**GIVEN PROBLEM:** Copy the data that follows, character for character, minus the pictures.

**DATA:**
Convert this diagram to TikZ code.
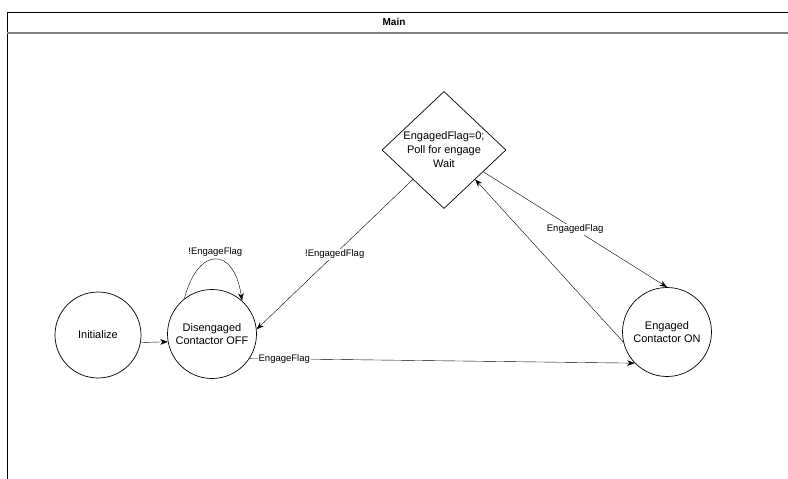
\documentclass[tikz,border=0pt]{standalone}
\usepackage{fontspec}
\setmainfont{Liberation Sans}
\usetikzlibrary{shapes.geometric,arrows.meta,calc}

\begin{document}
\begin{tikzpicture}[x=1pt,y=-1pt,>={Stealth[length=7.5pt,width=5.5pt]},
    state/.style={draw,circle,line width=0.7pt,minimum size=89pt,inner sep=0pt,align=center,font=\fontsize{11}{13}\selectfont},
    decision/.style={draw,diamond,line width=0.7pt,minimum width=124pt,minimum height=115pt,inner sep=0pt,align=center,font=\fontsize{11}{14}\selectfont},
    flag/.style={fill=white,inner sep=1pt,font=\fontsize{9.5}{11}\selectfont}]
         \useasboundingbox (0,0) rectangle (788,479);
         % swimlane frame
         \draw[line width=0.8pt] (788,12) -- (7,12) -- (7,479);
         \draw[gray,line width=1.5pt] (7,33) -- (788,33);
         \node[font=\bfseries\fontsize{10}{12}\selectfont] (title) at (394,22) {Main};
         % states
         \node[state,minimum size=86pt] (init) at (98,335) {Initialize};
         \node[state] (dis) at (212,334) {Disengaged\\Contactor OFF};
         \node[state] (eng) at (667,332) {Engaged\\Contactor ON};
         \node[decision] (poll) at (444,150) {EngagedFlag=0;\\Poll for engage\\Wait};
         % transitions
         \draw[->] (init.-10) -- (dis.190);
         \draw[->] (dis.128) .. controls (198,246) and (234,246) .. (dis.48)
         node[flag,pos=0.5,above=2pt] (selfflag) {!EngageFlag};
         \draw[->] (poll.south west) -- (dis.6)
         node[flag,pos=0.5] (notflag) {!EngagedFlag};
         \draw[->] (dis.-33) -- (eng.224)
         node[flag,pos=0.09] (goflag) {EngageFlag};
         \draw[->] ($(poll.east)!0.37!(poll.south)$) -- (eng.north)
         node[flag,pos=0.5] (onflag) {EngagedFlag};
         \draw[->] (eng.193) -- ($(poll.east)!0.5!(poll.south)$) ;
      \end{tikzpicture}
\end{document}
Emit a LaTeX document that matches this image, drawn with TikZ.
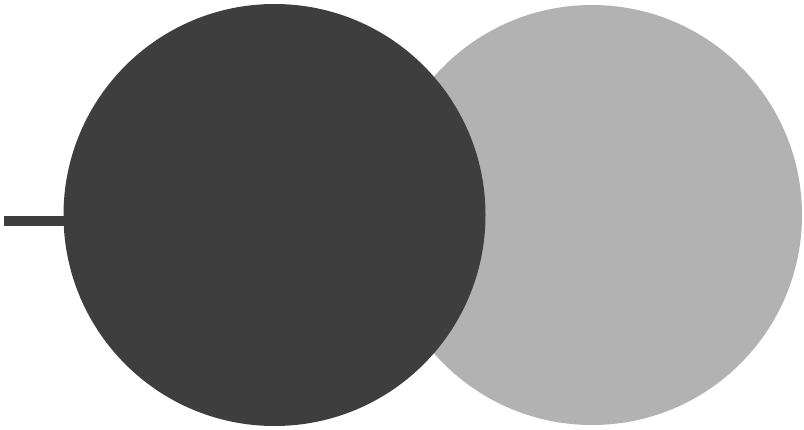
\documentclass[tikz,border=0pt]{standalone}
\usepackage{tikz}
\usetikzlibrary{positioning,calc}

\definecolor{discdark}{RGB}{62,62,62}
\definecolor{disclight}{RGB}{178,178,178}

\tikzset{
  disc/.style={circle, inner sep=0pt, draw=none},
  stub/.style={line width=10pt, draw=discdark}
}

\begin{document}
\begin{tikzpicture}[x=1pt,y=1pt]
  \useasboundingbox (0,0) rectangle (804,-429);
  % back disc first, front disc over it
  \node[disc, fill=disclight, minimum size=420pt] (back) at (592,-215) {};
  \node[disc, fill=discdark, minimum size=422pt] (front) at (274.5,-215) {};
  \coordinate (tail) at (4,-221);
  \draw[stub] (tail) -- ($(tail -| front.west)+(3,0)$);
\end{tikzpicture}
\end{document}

**EXPECTED ANSWER:**
Convert this diagram to TikZ code.
\documentclass[tikz,border=0pt]{standalone}
\usepackage{fontspec}
\setmainfont{Liberation Sans}
\usetikzlibrary{shapes.geometric,arrows.meta,calc}

\begin{document}
\begin{tikzpicture}[x=1pt,y=-1pt,>={Stealth[length=7.5pt,width=5.5pt]},
    state/.style={draw,circle,line width=0.7pt,minimum size=89pt,inner sep=0pt,align=center,font=\fontsize{11}{13}\selectfont},
    decision/.style={draw,diamond,line width=0.7pt,minimum width=124pt,minimum height=115pt,inner sep=0pt,align=center,font=\fontsize{11}{14}\selectfont},
    flag/.style={fill=white,inner sep=1pt,font=\fontsize{9.5}{11}\selectfont}]
         \useasboundingbox (0,0) rectangle (788,479);
         % swimlane frame
         \draw[line width=0.8pt] (788,12) -- (7,12) -- (7,479);
         \draw[gray,line width=1.5pt] (7,33) -- (788,33);
         \node[font=\bfseries\fontsize{10}{12}\selectfont] (title) at (394,22) {Main};
         % states
         \node[state,minimum size=86pt] (init) at (98,335) {Initialize};
         \node[state] (dis) at (212,334) {Disengaged\\Contactor OFF};
         \node[state] (eng) at (667,332) {Engaged\\Contactor ON};
         \node[decision] (poll) at (444,150) {EngagedFlag=0;\\Poll for engage\\Wait};
         % transitions
         \draw[->] (init.-10) -- (dis.190);
         \draw[->] (dis.128) .. controls (198,246) and (234,246) .. (dis.48)
         node[flag,pos=0.5,above=2pt] (selfflag) {!EngageFlag};
         \draw[->] (poll.south west) -- (dis.6)
         node[flag,pos=0.5] (notflag) {!EngagedFlag};
         \draw[->] (dis.-33) -- (eng.224)
         node[flag,pos=0.09] (goflag) {EngageFlag};
         \draw[->] ($(poll.east)!0.37!(poll.south)$) -- (eng.north)
         node[flag,pos=0.5] (onflag) {EngagedFlag};
         \draw[->] (eng.193) -- ($(poll.east)!0.5!(poll.south)$) ;
      \end{tikzpicture}
\end{document}
Emit a LaTeX document that matches this image, drawn with TikZ.
\documentclass[tikz,border=0pt]{standalone}
\usepackage{tikz}
\usetikzlibrary{positioning,calc}

\definecolor{discdark}{RGB}{62,62,62}
\definecolor{disclight}{RGB}{178,178,178}

\tikzset{
  disc/.style={circle, inner sep=0pt, draw=none},
  stub/.style={line width=10pt, draw=discdark}
}

\begin{document}
\begin{tikzpicture}[x=1pt,y=1pt]
  \useasboundingbox (0,0) rectangle (804,-429);
  % back disc first, front disc over it
  \node[disc, fill=disclight, minimum size=420pt] (back) at (592,-215) {};
  \node[disc, fill=discdark, minimum size=422pt] (front) at (274.5,-215) {};
  \coordinate (tail) at (4,-221);
  \draw[stub] (tail) -- ($(tail -| front.west)+(3,0)$);
\end{tikzpicture}
\end{document}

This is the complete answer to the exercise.